>>

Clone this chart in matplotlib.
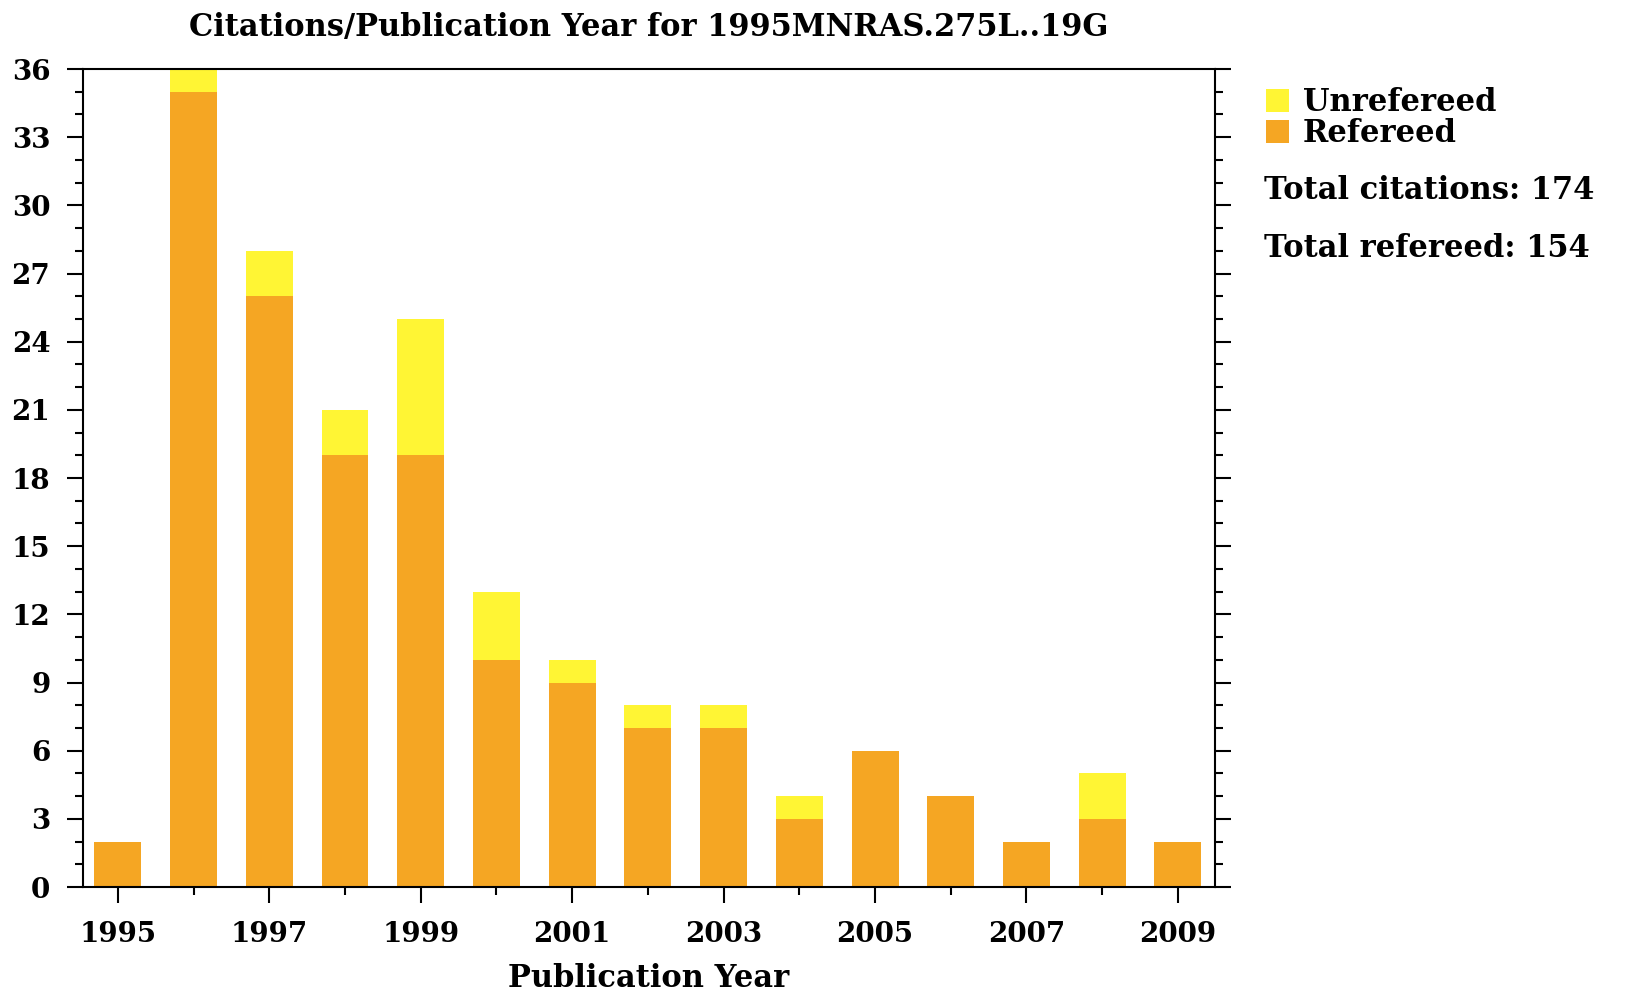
import matplotlib
matplotlib.use("Agg")
import matplotlib.pyplot as plt
from matplotlib.ticker import MultipleLocator

# Data
years = [1995, 1996, 1997, 1998, 1999, 2000, 2001, 2002,
         2003, 2004, 2005, 2006, 2007, 2008, 2009]
refereed = [2, 35, 26, 19, 19, 10, 9, 7, 7, 3, 6, 4, 2, 3, 2]
unrefereed = [0, 1, 2, 2, 6, 3, 1, 1, 1, 1, 0, 0, 0, 2, 0]
year_labels = [str(y) for y in years[::2]]

total_citations = sum(refereed) + sum(unrefereed)
total_refereed = sum(refereed)

ORANGE = "#F5A623"
YELLOW = "#FFF534"
FONT = "DejaVu Serif"

plt.rcParams["font.family"] = FONT
plt.rcParams["font.weight"] = "bold"

fig = plt.figure(figsize=(16.27, 9.92), dpi=100)
ax = fig.add_axes([0.051, 0.1058, 0.6958, 0.8246])

bars_ref = ax.bar(years, refereed, width=0.62, color=ORANGE, label="Refereed")
bars_unref = ax.bar(years, unrefereed, width=0.62, bottom=refereed,
                    color=YELLOW, label="Unrefereed")

ax.set_xlim(1994.54, 2009.49)
ax.set_ylim(0, 36)

# y ticks: major every 3, minor every 1, on both sides
ax.yaxis.set_major_locator(MultipleLocator(3))
ax.yaxis.set_minor_locator(MultipleLocator(1))
ax.tick_params(axis="y", which="major", length=11.5, width=1.5,
               right=True, labelsize=20, pad=12)
ax.tick_params(axis="y", which="minor", length=5.8, width=1.5, right=True)

# x ticks: long ticks on odd years (labelled), short on even years
ax.set_xticks(years[::2])
ax.set_xticklabels(year_labels)
ax.set_xticks(years[1::2], minor=True)
ax.tick_params(axis="x", which="major", length=11.5, width=1.5,
               labelsize=20, pad=13)
ax.tick_params(axis="x", which="minor", length=5.8, width=1.5)

for spine in ax.spines.values():
    spine.set_linewidth(1.5)

ax.set_title("Citations/Publication Year for 1995MNRAS.275L..19G",
             fontsize=22, fontweight="bold", pad=24)
ax.set_xlabel("Publication Year", fontsize=22, fontweight="bold", labelpad=11)

# Legend outside on the right
leg = ax.legend(handles=[bars_unref, bars_ref], labels=["Unrefereed", "Refereed"],
                loc="upper left", bbox_to_anchor=(1.045, 0.978),
                frameon=False, fontsize=22, handlelength=0.75,
                handleheight=0.75, handletextpad=0.45, labelspacing=0.0,
                borderaxespad=0, borderpad=0)

fig.text(0.777, 0.808, f"Total citations: {total_citations}",
         fontsize=22, fontweight="bold", va="center", ha="left")
fig.text(0.777, 0.749, f"Total refereed: {total_refereed}",
         fontsize=22, fontweight="bold", va="center", ha="left")

fig.savefig("out.png", dpi=100, facecolor="white")
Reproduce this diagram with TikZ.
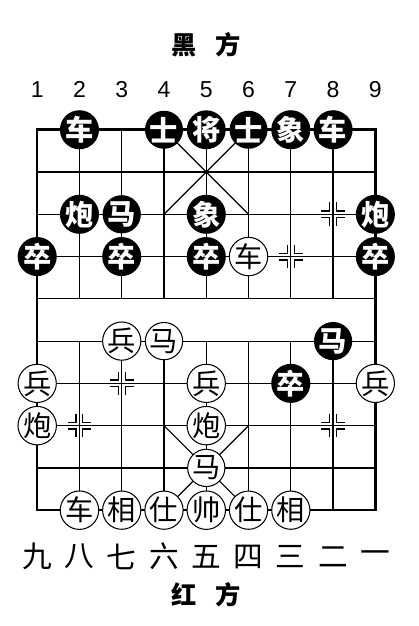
\documentclass[tikz,border=0pt]{standalone}
\usepackage{fontspec}
\setmainfont{Liberation Sans}
\newfontfamily\cjk{Noto Sans CJK SC}
\usepackage{tikz}
\usetikzlibrary{calc}

\tikzset{
  gridline/.style={line width=0.8pt},
  frameline/.style={line width=1.7pt},
  bpiece/.style={circle, fill=black, text=white, minimum size=0.85cm, inner sep=0pt,
    font=\cjk\bfseries\fontsize{19}{19}\selectfont},
  rpiece/.style={circle, draw=black, fill=white, line width=0.7pt, minimum size=0.85cm, inner sep=0pt,
    font=\cjk\fontsize{19}{19}\selectfont},
  colnum/.style={font=\fontsize{15.5}{15.5}\selectfont},
  filenum/.style={font=\cjk\fontsize{20}{20}\selectfont},
  side/.style={font=\cjk\bfseries\fontsize{17}{17}\selectfont}
}

% corner marks of a point
\newcommand{\spotmark}[2]{%
  \foreach \sx in {-1,1} {
    \foreach \sy in {-1,1} {
      \draw[gridline] (#1+\sx*0.08,#2+\sy*0.28) -- (#1+\sx*0.08,#2+\sy*0.08) -- (#1+\sx*0.28,#2+\sy*0.08);
    }
  }%
}

\begin{document}
\begin{tikzpicture}
  \useasboundingbox (-0.88,-2.74) rectangle (9.02,12.07);

  % board
  \foreach \y in {0,...,9}
    \draw[gridline] (0,\y) -- (8,\y);
  \foreach \x in {1,...,7} {
    \draw[gridline] (\x,0) -- (\x,4);
    \draw[gridline] (\x,5) -- (\x,9);
  }
  \draw[frameline] (0,0) rectangle (8,9);
  % palaces
  \draw[gridline] (3,9) -- (5,7) (5,9) -- (3,7);
  \draw[gridline] (3,0) -- (5,2) (5,0) -- (3,2);
  % free points
  \foreach \px/\py in {7/7,6/6,2/3,1/2,7/2} {
    \spotmark{\px}{\py}
  }

  % black side
  \node[bpiece] (bche1) at (1,9) {车};
  \node[bpiece] (bshi1) at (3,9) {士};
  \node[bpiece] (bjiang) at (4,9) {将};
  \node[bpiece] (bshi2) at (5,9) {士};
  \node[bpiece] (bxiang) at (6,9) {象};
  \node[bpiece] (bche2) at (7,9) {车};
  \node[bpiece] (bpao1) at (1,7) {炮};
  \node[bpiece] (bma1) at (2,7) {马};
  \node[bpiece] (bxiang2) at (4,7) {象};
  \node[bpiece] (bpao2) at (8,7) {炮};
  \node[bpiece] (bzu1) at (0,6) {卒};
  \node[bpiece] (bzu2) at (2,6) {卒};
  \node[bpiece] (bzu3) at (4,6) {卒};
  \node[bpiece] (bzu4) at (8,6) {卒};
  \node[bpiece] (bma2) at (7,4) {马};
  \node[bpiece] (bzu5) at (6,3) {卒};

  % red side
  \node[rpiece] (rche1) at (5,6) {车};
  \node[rpiece] (rbing1) at (2,4) {兵};
  \node[rpiece] (rma1) at (3,4) {马};
  \node[rpiece] (rbing2) at (0,3) {兵};
  \node[rpiece] (rbing3) at (4,3) {兵};
  \node[rpiece] (rbing4) at (8,3) {兵};
  \node[rpiece] (rpao1) at (0,2) {炮};
  \node[rpiece] (rpao2) at (4,2) {炮};
  \node[rpiece] (rma2) at (4,1) {马};
  \node[rpiece] (rche2) at (1,0) {车};
  \node[rpiece] (rxiang1) at (2,0) {相};
  \node[rpiece] (rshi1) at (3,0) {仕};
  \node[rpiece] (rshuai) at (4,0) {帅};
  \node[rpiece] (rshi2) at (5,0) {仕};
  \node[rpiece] (rxiang2) at (6,0) {相};

  % file numbers
  \foreach \n in {1,...,9}
    \node[colnum] (top\n) at (\n-1,9.95) {\n};
  \foreach \z [count=\i from 0] in {九,八,七,六,五,四,三,二,一}
    \node[filenum] (bot\i) at (\i,-1.1) {\z};

  \node[side] (black) at (4,11.0) {黑\hspace{0.75em}方};
  \node[side] (red) at (4,-2.0) {红\hspace{0.75em}方};
\end{tikzpicture}
\end{document}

<<

Omit every picture, and otherwise quote the entries exactly.

Clone this chart in matplotlib.
import matplotlib
matplotlib.use("Agg")
import matplotlib.pyplot as plt
from matplotlib.ticker import MultipleLocator

# Data
years = [1995, 1996, 1997, 1998, 1999, 2000, 2001, 2002,
         2003, 2004, 2005, 2006, 2007, 2008, 2009]
refereed = [2, 35, 26, 19, 19, 10, 9, 7, 7, 3, 6, 4, 2, 3, 2]
unrefereed = [0, 1, 2, 2, 6, 3, 1, 1, 1, 1, 0, 0, 0, 2, 0]
year_labels = [str(y) for y in years[::2]]

total_citations = sum(refereed) + sum(unrefereed)
total_refereed = sum(refereed)

ORANGE = "#F5A623"
YELLOW = "#FFF534"
FONT = "DejaVu Serif"

plt.rcParams["font.family"] = FONT
plt.rcParams["font.weight"] = "bold"

fig = plt.figure(figsize=(16.27, 9.92), dpi=100)
ax = fig.add_axes([0.051, 0.1058, 0.6958, 0.8246])

bars_ref = ax.bar(years, refereed, width=0.62, color=ORANGE, label="Refereed")
bars_unref = ax.bar(years, unrefereed, width=0.62, bottom=refereed,
                    color=YELLOW, label="Unrefereed")

ax.set_xlim(1994.54, 2009.49)
ax.set_ylim(0, 36)

# y ticks: major every 3, minor every 1, on both sides
ax.yaxis.set_major_locator(MultipleLocator(3))
ax.yaxis.set_minor_locator(MultipleLocator(1))
ax.tick_params(axis="y", which="major", length=11.5, width=1.5,
               right=True, labelsize=20, pad=12)
ax.tick_params(axis="y", which="minor", length=5.8, width=1.5, right=True)

# x ticks: long ticks on odd years (labelled), short on even years
ax.set_xticks(years[::2])
ax.set_xticklabels(year_labels)
ax.set_xticks(years[1::2], minor=True)
ax.tick_params(axis="x", which="major", length=11.5, width=1.5,
               labelsize=20, pad=13)
ax.tick_params(axis="x", which="minor", length=5.8, width=1.5)

for spine in ax.spines.values():
    spine.set_linewidth(1.5)

ax.set_title("Citations/Publication Year for 1995MNRAS.275L..19G",
             fontsize=22, fontweight="bold", pad=24)
ax.set_xlabel("Publication Year", fontsize=22, fontweight="bold", labelpad=11)

# Legend outside on the right
leg = ax.legend(handles=[bars_unref, bars_ref], labels=["Unrefereed", "Refereed"],
                loc="upper left", bbox_to_anchor=(1.045, 0.978),
                frameon=False, fontsize=22, handlelength=0.75,
                handleheight=0.75, handletextpad=0.45, labelspacing=0.0,
                borderaxespad=0, borderpad=0)

fig.text(0.777, 0.808, f"Total citations: {total_citations}",
         fontsize=22, fontweight="bold", va="center", ha="left")
fig.text(0.777, 0.749, f"Total refereed: {total_refereed}",
         fontsize=22, fontweight="bold", va="center", ha="left")

fig.savefig("out.png", dpi=100, facecolor="white")
Reproduce this diagram with TikZ.
\documentclass[tikz,border=0pt]{standalone}
\usepackage{fontspec}
\setmainfont{Liberation Sans}
\newfontfamily\cjk{Noto Sans CJK SC}
\usepackage{tikz}
\usetikzlibrary{calc}

\tikzset{
  gridline/.style={line width=0.8pt},
  frameline/.style={line width=1.7pt},
  bpiece/.style={circle, fill=black, text=white, minimum size=0.85cm, inner sep=0pt,
    font=\cjk\bfseries\fontsize{19}{19}\selectfont},
  rpiece/.style={circle, draw=black, fill=white, line width=0.7pt, minimum size=0.85cm, inner sep=0pt,
    font=\cjk\fontsize{19}{19}\selectfont},
  colnum/.style={font=\fontsize{15.5}{15.5}\selectfont},
  filenum/.style={font=\cjk\fontsize{20}{20}\selectfont},
  side/.style={font=\cjk\bfseries\fontsize{17}{17}\selectfont}
}

% corner marks of a point
\newcommand{\spotmark}[2]{%
  \foreach \sx in {-1,1} {
    \foreach \sy in {-1,1} {
      \draw[gridline] (#1+\sx*0.08,#2+\sy*0.28) -- (#1+\sx*0.08,#2+\sy*0.08) -- (#1+\sx*0.28,#2+\sy*0.08);
    }
  }%
}

\begin{document}
\begin{tikzpicture}
  \useasboundingbox (-0.88,-2.74) rectangle (9.02,12.07);

  % board
  \foreach \y in {0,...,9}
    \draw[gridline] (0,\y) -- (8,\y);
  \foreach \x in {1,...,7} {
    \draw[gridline] (\x,0) -- (\x,4);
    \draw[gridline] (\x,5) -- (\x,9);
  }
  \draw[frameline] (0,0) rectangle (8,9);
  % palaces
  \draw[gridline] (3,9) -- (5,7) (5,9) -- (3,7);
  \draw[gridline] (3,0) -- (5,2) (5,0) -- (3,2);
  % free points
  \foreach \px/\py in {7/7,6/6,2/3,1/2,7/2} {
    \spotmark{\px}{\py}
  }

  % black side
  \node[bpiece] (bche1) at (1,9) {车};
  \node[bpiece] (bshi1) at (3,9) {士};
  \node[bpiece] (bjiang) at (4,9) {将};
  \node[bpiece] (bshi2) at (5,9) {士};
  \node[bpiece] (bxiang) at (6,9) {象};
  \node[bpiece] (bche2) at (7,9) {车};
  \node[bpiece] (bpao1) at (1,7) {炮};
  \node[bpiece] (bma1) at (2,7) {马};
  \node[bpiece] (bxiang2) at (4,7) {象};
  \node[bpiece] (bpao2) at (8,7) {炮};
  \node[bpiece] (bzu1) at (0,6) {卒};
  \node[bpiece] (bzu2) at (2,6) {卒};
  \node[bpiece] (bzu3) at (4,6) {卒};
  \node[bpiece] (bzu4) at (8,6) {卒};
  \node[bpiece] (bma2) at (7,4) {马};
  \node[bpiece] (bzu5) at (6,3) {卒};

  % red side
  \node[rpiece] (rche1) at (5,6) {车};
  \node[rpiece] (rbing1) at (2,4) {兵};
  \node[rpiece] (rma1) at (3,4) {马};
  \node[rpiece] (rbing2) at (0,3) {兵};
  \node[rpiece] (rbing3) at (4,3) {兵};
  \node[rpiece] (rbing4) at (8,3) {兵};
  \node[rpiece] (rpao1) at (0,2) {炮};
  \node[rpiece] (rpao2) at (4,2) {炮};
  \node[rpiece] (rma2) at (4,1) {马};
  \node[rpiece] (rche2) at (1,0) {车};
  \node[rpiece] (rxiang1) at (2,0) {相};
  \node[rpiece] (rshi1) at (3,0) {仕};
  \node[rpiece] (rshuai) at (4,0) {帅};
  \node[rpiece] (rshi2) at (5,0) {仕};
  \node[rpiece] (rxiang2) at (6,0) {相};

  % file numbers
  \foreach \n in {1,...,9}
    \node[colnum] (top\n) at (\n-1,9.95) {\n};
  \foreach \z [count=\i from 0] in {九,八,七,六,五,四,三,二,一}
    \node[filenum] (bot\i) at (\i,-1.1) {\z};

  \node[side] (black) at (4,11.0) {黑\hspace{0.75em}方};
  \node[side] (red) at (4,-2.0) {红\hspace{0.75em}方};
\end{tikzpicture}
\end{document}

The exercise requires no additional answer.